Nick Hilliard nick at inex.ie
Wed Mar 17 18:10:53 EDT 2010


On 17/03/2010 21:28, Lincoln Dale wrote:
> this assertion is also false.  i can categorically state that there
> has not been, there have been any number of quirks with "standards
> compliant" MSA transceivers.

To be fair, Lincoln, Marian is talking about a different level of 
incompatibility going on here.  There are quirks in all hardware 
interfaces (the free unix ethernet and SCSI drivers make interesting 
reading), but getting good compatibility between 10G chipsets and 
arbitrary SFP+ transceivers is going to be a whole lot more difficult 
than writing a driver to take into account that SFP+ model X does action 
Y in circumstance Z.  Analog to digital conversion is a black art.

> in either case the EDC issue to what i talked about is really only
> specific to LRM and Passive CX1 on SFP+. SR/LR are just fine.

I had been planning a small short-reach (800m) CWDM deployment using 
SFP+ optics.  What you say comes as rather bad news.
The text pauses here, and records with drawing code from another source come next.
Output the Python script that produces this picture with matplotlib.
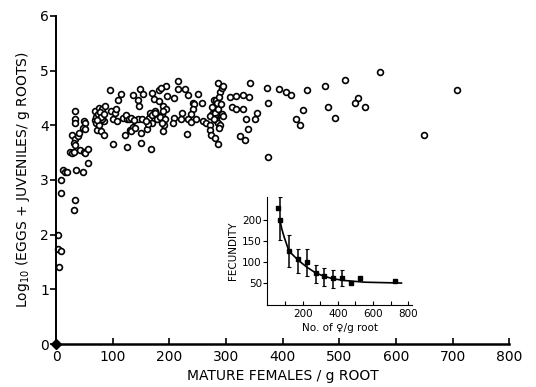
import matplotlib
matplotlib.use("Agg")
import matplotlib.pyplot as plt

plt.rcParams['font.family'] = ['DejaVu Sans']

# main scatter: mature females per g root vs log10(eggs + juveniles / g roots)
females = [95, 114, 110, 136, 148, 153, 144, 147, 169, 173, 181, 182,
           33, 33, 34, 49, 52, 47, 52, 69, 75, 81, 86, 72, 78, 84, 75,
           69, 70, 81, 72, 80, 84, 97, 104, 101, 107, 105, 119, 125, 123,
           121, 130, 136, 133, 139, 145, 151, 164, 169, 166, 175, 184, 187,
           150, 161, 100, 125, 150, 167, 28, 33, 31, 34, 39, 40, 25, 28, 31,
           43, 49, 52, 56, 56, 35, 47, 12, 16, 19, 9, 9, 33, 31, 3, 3, 9, 5,
           215, 194, 186, 215, 227, 195, 209, 233, 250, 258, 242, 244, 242,
           239, 223, 221, 209, 207, 189, 194, 189, 190, 189, 233, 239, 247,
           231, 259, 265, 272, 272, 273, 278, 283, 289, 292, 286, 295, 280,
           278, 275, 272, 280, 283, 292, 295, 281, 286, 307, 318, 330, 341,
           342, 310, 318, 330, 354, 351, 335, 339, 324, 333, 374, 374,
           373, 394, 406, 414, 443, 474, 509, 435, 424, 431, 479, 492, 532,
           528, 545, 571, 707, 649,
           284, 286, 288, 282, 285, 290, 288, 279, 276, 291,
           178, 183, 170, 162, 158, 192, 187, 175,
           70, 74, 78, 80, 84, 76, 73, 128, 133, 137]
log_eggs = [4.64, 4.57, 4.46, 4.55, 4.66, 4.57, 4.47, 4.36, 4.59, 4.48, 4.65, 4.44,
            4.26, 4.11, 4.05, 4.08, 4.05, 3.95, 3.94, 4.26, 4.32, 4.29, 4.35, 4.17,
            4.11, 4.08, 4.06, 4.09, 4.05, 4.12, 3.92, 3.89, 3.83, 4.26, 4.23, 4.11,
            4.08, 4.29, 4.14, 4.11, 4.18, 3.83, 3.92, 3.97, 3.89, 3.95, 4.12, 4.11,
            4.14, 4.05, 4.23, 4.26, 4.11, 4.20, 3.86, 3.94, 3.65, 3.61, 3.68, 3.57,
            3.83, 3.74, 3.68, 3.63, 3.80, 3.86, 3.52, 3.50, 3.52, 3.55, 3.52, 3.49,
            3.57, 3.31, 3.19, 3.15, 3.19, 3.15, 3.14, 3.00, 2.76, 2.63, 2.45, 2.00,
            1.74, 1.70, 1.40,
            4.81, 4.71, 4.69, 4.66, 4.66, 4.54, 4.49, 4.55, 4.57, 4.40, 4.41, 4.38,
            4.29, 4.20, 4.23, 4.11, 4.14, 4.05, 4.35, 4.29, 4.26, 4.01, 3.89, 4.11,
            4.06, 4.11, 3.84, 4.08, 4.05, 4.01, 3.92, 3.83, 4.47, 4.46, 4.60, 4.69,
            4.78, 4.72, 4.35, 4.26, 4.20, 4.17, 4.23, 4.14, 4.20, 4.17, 3.77, 3.65,
            4.52, 4.54, 4.55, 4.51, 4.77, 4.33, 4.30, 4.30, 4.23, 4.12, 4.11, 3.94,
            3.81, 3.73, 4.40, 3.42,
            4.69, 4.66, 4.61, 4.55, 4.65, 4.71, 4.83, 4.28, 4.12, 4.00, 4.34, 4.13,
            4.49, 4.41, 4.34, 4.97, 4.64, 3.82,
            4.40, 4.30, 4.52, 4.10, 4.05, 4.00, 3.95, 4.12, 4.33, 4.38,
            4.12, 4.15, 4.18, 4.02, 4.08, 4.12, 4.04, 4.22,
            4.15, 4.20, 4.25, 4.15, 4.20, 4.00, 4.10, 4.12, 4.14, 4.10]

# inset: fecundity vs number of females per g root
fec_x = [60, 71, 122, 173, 224, 276, 321, 372, 423, 474, 526, 724]
fec_y = [229, 200, 126, 107, 100, 74, 67, 62, 62, 52, 62, 55]
fec_hi = [229, 255, 164, 131, 131, 93, 86, 83, 81, 52, 62, 55]
fec_lo = [229, 152, 88, 74, 67, 50, 45, 40, 45, 52, 62, 55]
curve_x = [71, 81, 95, 122, 175, 223, 274, 323, 374, 440, 554, 762]
curve_y = [200, 180, 160, 127, 105, 89, 75, 67, 61, 57, 53, 51]

fig = plt.figure(figsize=(5.36, 3.87), dpi=100, facecolor='white')
ax = fig.add_axes([0.1045, 0.111, 0.846, 0.848])

ax.plot(females, log_eggs, 'o', ms=4.2, mfc='white', mec='black', mew=1.2,
        clip_on=False)
ax.plot([0], [0], 'D', ms=5, color='black', clip_on=False, zorder=5)

ax.set_xlim(0, 800)
ax.set_ylim(0, 6)
ax.set_xticks(range(0, 801, 100))
ax.set_yticks(range(0, 7))
for side in ['top', 'right']:
    ax.spines[side].set_visible(False)
ax.spines['left'].set_linewidth(1.4)
ax.spines['bottom'].set_linewidth(1.8)
ax.tick_params(axis='x', direction='in', length=4, width=1.2, labelsize=10, pad=4)
ax.tick_params(axis='y', direction='out', length=4, width=1.2, labelsize=10, pad=1)
ax.set_xlabel('MATURE FEMALES / g ROOT', fontsize=10, labelpad=4)
ax.set_ylabel(r'Log$_{10}$ (EGGS + JUVENILES/ g ROOTS)', fontsize=10, labelpad=6)

ins = fig.add_axes([0.499, 0.213, 0.269, 0.278])
ins.plot(curve_x, curve_y, color='black', lw=1.2)
yerr = [[y - lo for y, lo in zip(fec_y, fec_lo)],
        [hi - y for y, hi in zip(fec_y, fec_hi)]]
ins.errorbar(fec_x, fec_y, yerr=yerr, fmt='s', ms=2.2, color='black',
             ecolor='black', elinewidth=1.1, capsize=1.5, capthick=0.8)
ins.set_xlim(0, 820)
ins.set_ylim(0, 255)
ins.set_xticks([200, 400, 600, 800])
ins.set_xticks(range(100, 801, 100), minor=True)
ins.set_yticks([50, 100, 150, 200])
for side in ['top', 'right']:
    ins.spines[side].set_visible(False)
ins.tick_params(axis='both', which='both', labelsize=7.5, length=3, width=0.8)
ins.tick_params(axis='x', which='both', direction='in', pad=3)
ins.tick_params(axis='y', direction='out', pad=1)
ins.set_xlabel('No. of \u2640/g root', fontsize=7.5, labelpad=3)
ins.set_ylabel('FECUNDITY', fontsize=7.5, labelpad=3)

fig.savefig('out.png', dpi=100)
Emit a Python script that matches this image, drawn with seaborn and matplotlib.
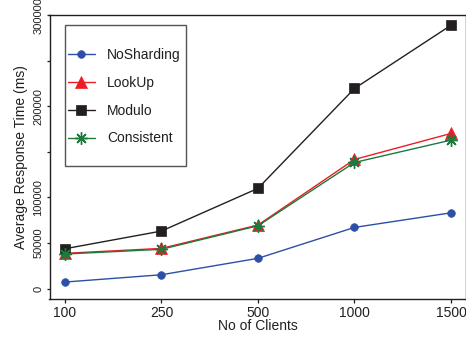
import matplotlib
matplotlib.use("Agg")
import matplotlib.pyplot as plt
import seaborn as sns
import pandas as pd
from matplotlib.patches import Rectangle

clients = ["100", "250", "500", "1000", "1500"]
series_names = ["NoSharding", "LookUp", "Modulo", "Consistent"]
nosharding = [7300, 15300, 33300, 67200, 83200]
lookup = [38800, 44200, 69800, 141700, 170200]
modulo = [43800, 63200, 110000, 219500, 288800]
consistent = [38000, 43200, 69000, 138400, 162900]
y_ticks = [0, 50000, 100000, 150000, 200000, 250000, 300000]
y_tick_labels = ["0", "50000", "100000", "", "200000", "", "300000"]

values = {"NoSharding": nosharding, "LookUp": lookup, "Modulo": modulo, "Consistent": consistent}
rows = []
for name in series_names:
    for i, v in enumerate(values[name]):
        rows.append({"pos": i, "value": v, "series": name})
df = pd.DataFrame(rows)

sns.set_style("ticks")
plt.rcParams["font.family"] = ["Liberation Sans", "DejaVu Sans"]
txt = "#231F20"

palette = {"NoSharding": "#2D4FA5", "LookUp": "#EE1C25", "Modulo": "#231F20", "Consistent": "#1D7A3C"}
markers = {"NoSharding": "o", "LookUp": "^", "Modulo": "s", "Consistent": (8, 2, 0)}
msizes = {"NoSharding": 5.5, "LookUp": 8, "Modulo": 7, "Consistent": 9}

fig = plt.figure(figsize=(4.66, 3.41), dpi=100)
W, H = 466, 341
L, R, T, B = 49.5, 466.4, 14.7, 298.7
ax = fig.add_axes([L / W, 1 - B / H, (R - L) / W, (B - T) / H])

for name in series_names:
    sub = df[df["series"] == name]
    sns.lineplot(data=sub, x="pos", y="value", ax=ax, color=palette[name],
                 marker=markers[name], markersize=msizes[name],
                 markeredgecolor=palette[name], markeredgewidth=1.0 if name == "Consistent" else 0.5,
                 linewidth=1.0, label=name, legend=False)

ax.set_xlim(-0.16, 4.16)
ax.set_ylim(-10950, 300400)
ax.set_xticks(range(len(clients)))
ax.set_xticklabels(clients, fontsize=10, color=txt)
ax.set_yticks(y_ticks)
ax.set_yticklabels(y_tick_labels, fontsize=8, color=txt, rotation=90, va="center")
ax.tick_params(axis="x", length=3, width=0.9, pad=2.2, color=txt)
ax.tick_params(axis="y", length=2.5, width=0.9, pad=2, color=txt)
ax.set_xlabel("No of Clients", fontsize=10, color=txt, labelpad=-1)
ax.set_ylabel("Average Response Time (ms)", fontsize=10, color=txt, labelpad=4)
for s in ax.spines.values():
    s.set_linewidth(1.0)
    s.set_color(txt)
    s.set_visible(True)

# legend frame
lx0, lx1, ly0, ly1 = 65, 186, 25, 166
ax.add_patch(Rectangle(((lx0 - L) / (R - L), (B - ly1) / (B - T)),
                       (lx1 - lx0) / (R - L), (ly1 - ly0) / (B - T),
                       transform=ax.transAxes, fill=True, facecolor="white",
                       edgecolor="#555555", linewidth=1.0, zorder=4))
leg = ax.legend(loc="upper left", bbox_to_anchor=((65 - L) / (R - L), (B - 45) / (B - T)),
                borderaxespad=0, frameon=False, fontsize=10, labelspacing=1.0,
                handlelength=1.95, handletextpad=0.9, borderpad=0.2)
leg.set_zorder(5)
for t in leg.get_texts():
    t.set_color(txt)

fig.savefig("out.png", dpi=100)
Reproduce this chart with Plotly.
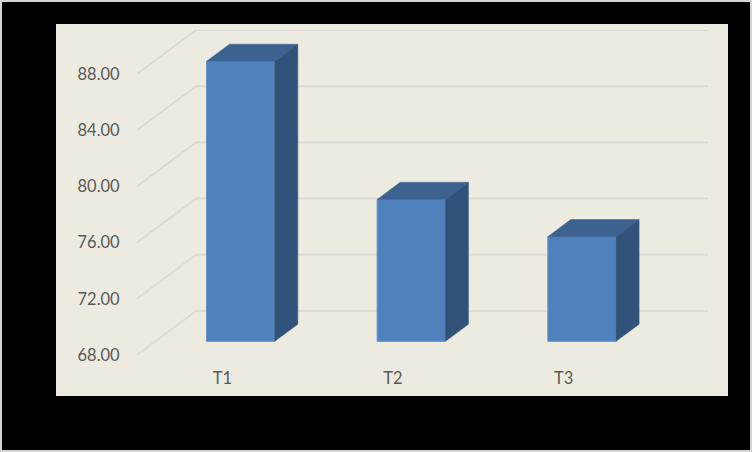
import plotly.graph_objects as go

categories = ['T1', 'T2', 'T3']
values = [87.93, 78.1, 75.45]
y_ticks = [68, 72, 76, 80, 84, 88]

W, H = 752, 452
L, R, T, B = 137, 44, 30, 97
plot_w = W - L - R
plot_h = H - T - B

# oblique projection: full floor depth in axis units
depth_x = 0.346
depth_y = 3.13
y_min = 68
bar_width = 0.4
# bar sits between these fractions of the floor depth
bar_front = 0.31
bar_back = 0.70

xs = list(range(len(categories)))


def paper_x(px):
    return (px - L) / plot_w


def paper_y(py):
    return 1 - (py - T) / plot_h


fig = go.Figure()

# chart panel and picture border
fig.add_shape(type='rect', xref='paper', yref='paper', layer='below',
              x0=paper_x(56), x1=paper_x(728), y0=paper_y(396), y1=paper_y(24),
              fillcolor='#EDEBE0', line_width=0)
fig.add_shape(type='rect', xref='paper', yref='paper', layer='below',
              x0=paper_x(1), x1=paper_x(751), y0=paper_y(451), y1=paper_y(1),
              fillcolor='rgba(0,0,0,0)', line=dict(color='#D4D4D4', width=2))

# floor lines and back wall gridlines
for v in y_ticks:
    fig.add_shape(type='line', xref='x', yref='y', layer='below',
                  x0=-0.5, y0=v, x1=-0.5 + depth_x, y1=v + depth_y,
                  line=dict(color='#DCDBD8', width=2))
    fig.add_shape(type='line', xref='x', yref='y', layer='below',
                  x0=-0.5 + depth_x, y0=v + depth_y, x1=2.5 + depth_x, y1=v + depth_y,
                  line=dict(color='#DCDBD8', width=2))

front_dx = bar_front * depth_x
front_dy = bar_front * depth_y
back_dx = bar_back * depth_x
back_dy = bar_back * depth_y

fig.add_trace(go.Bar(
    x=[x + front_dx for x in xs],
    y=[v - y_min for v in values],
    base=y_min + front_dy,
    width=bar_width,
    marker=dict(color='#4F81BD', line=dict(color='#6A94C6', width=1)),
    hoverinfo='skip',
))

for x, v in zip(xs, values):
    left = x + front_dx - bar_width / 2
    right = x + front_dx + bar_width / 2
    shift_x = back_dx - front_dx
    # top face
    fig.add_trace(go.Scatter(
        x=[left, right, right + shift_x, left + shift_x, left],
        y=[v + front_dy, v + front_dy, v + back_dy, v + back_dy, v + front_dy],
        mode='lines', fill='toself', fillcolor='#3C6290',
        line=dict(color='#3C6290', width=0.5), hoverinfo='skip',
    ))
    # side face
    fig.add_trace(go.Scatter(
        x=[right, right + shift_x, right + shift_x, right, right],
        y=[v + front_dy, v + back_dy, y_min + back_dy, y_min + front_dy, v + front_dy],
        mode='lines', fill='toself', fillcolor='#325379',
        line=dict(color='#325379', width=0.5), hoverinfo='skip',
    ))

fig.update_layout(
    width=W, height=H,
    margin=dict(l=L, r=R, t=T, b=B, pad=0),
    paper_bgcolor='black',
    plot_bgcolor='rgba(0,0,0,0)',
    showlegend=False,
    font=dict(family='Lato', size=16.5, color='#595959'),
)
fig.update_xaxes(
    range=[-0.5, 2.5 + depth_x], tickvals=xs, ticktext=categories,
    showgrid=False, zeroline=False, showline=False,
    ticks='outside', ticklen=8, tickcolor='rgba(0,0,0,0)',
)
fig.update_yaxes(
    range=[y_min, 88 + depth_y], tickvals=y_ticks, tickformat='.2f',
    showgrid=False, zeroline=False, showline=False,
    ticks='outside', ticklen=13, tickcolor='rgba(0,0,0,0)',
)

# page default margin would push the chart 8px off
fig.write_html("out.html", config={'displayModeBar': False},
               post_script="document.body.style.margin = '0';")
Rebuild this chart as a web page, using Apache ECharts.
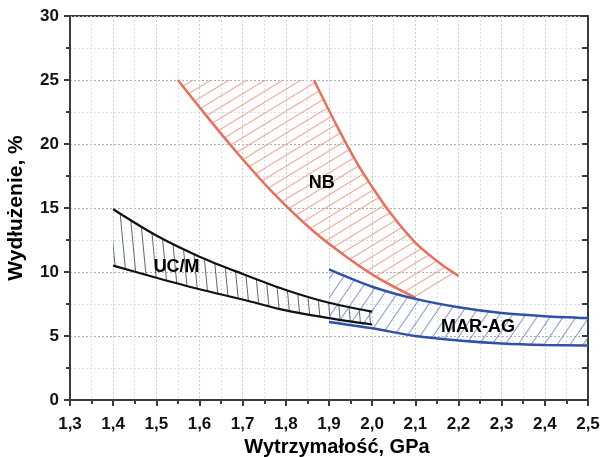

> what is used behind the scenes (XAUI, XFI) has no bearing on you as
> an end customer AFAIK - beyond whether something is available or
> not.

It's not particularly the transceiver MII which is the problem here, 
it's the form factor / end product.  XFP already delivers a good variety 
of optical interfaces, while X2 doesn't really come close in terms of 
range or suppliers.  This means that if you need an exotic X2, both 
purchase and support/replacement lead times are going to be bad.  This 
isn't a huge problem if you're a large customer buying lots of kit, but 
if you're a small customer, it's incredibly expensive to ask your local 
Cisco partner to keep 10 different types of DWDM X2s in stock as spares.

Also, the price won't be as good, because there are fewer manufacturers 
producing fewer varieties.

In addition, by buying kit which takes X2 modules, you're committing a 
huge amount of transceiver capex on a particular vendor (i.e. Cisco or 
HP) which cannot then be moved to another vendor, because no-one else in 
the industry uses them.  This is strong vendor lock-on.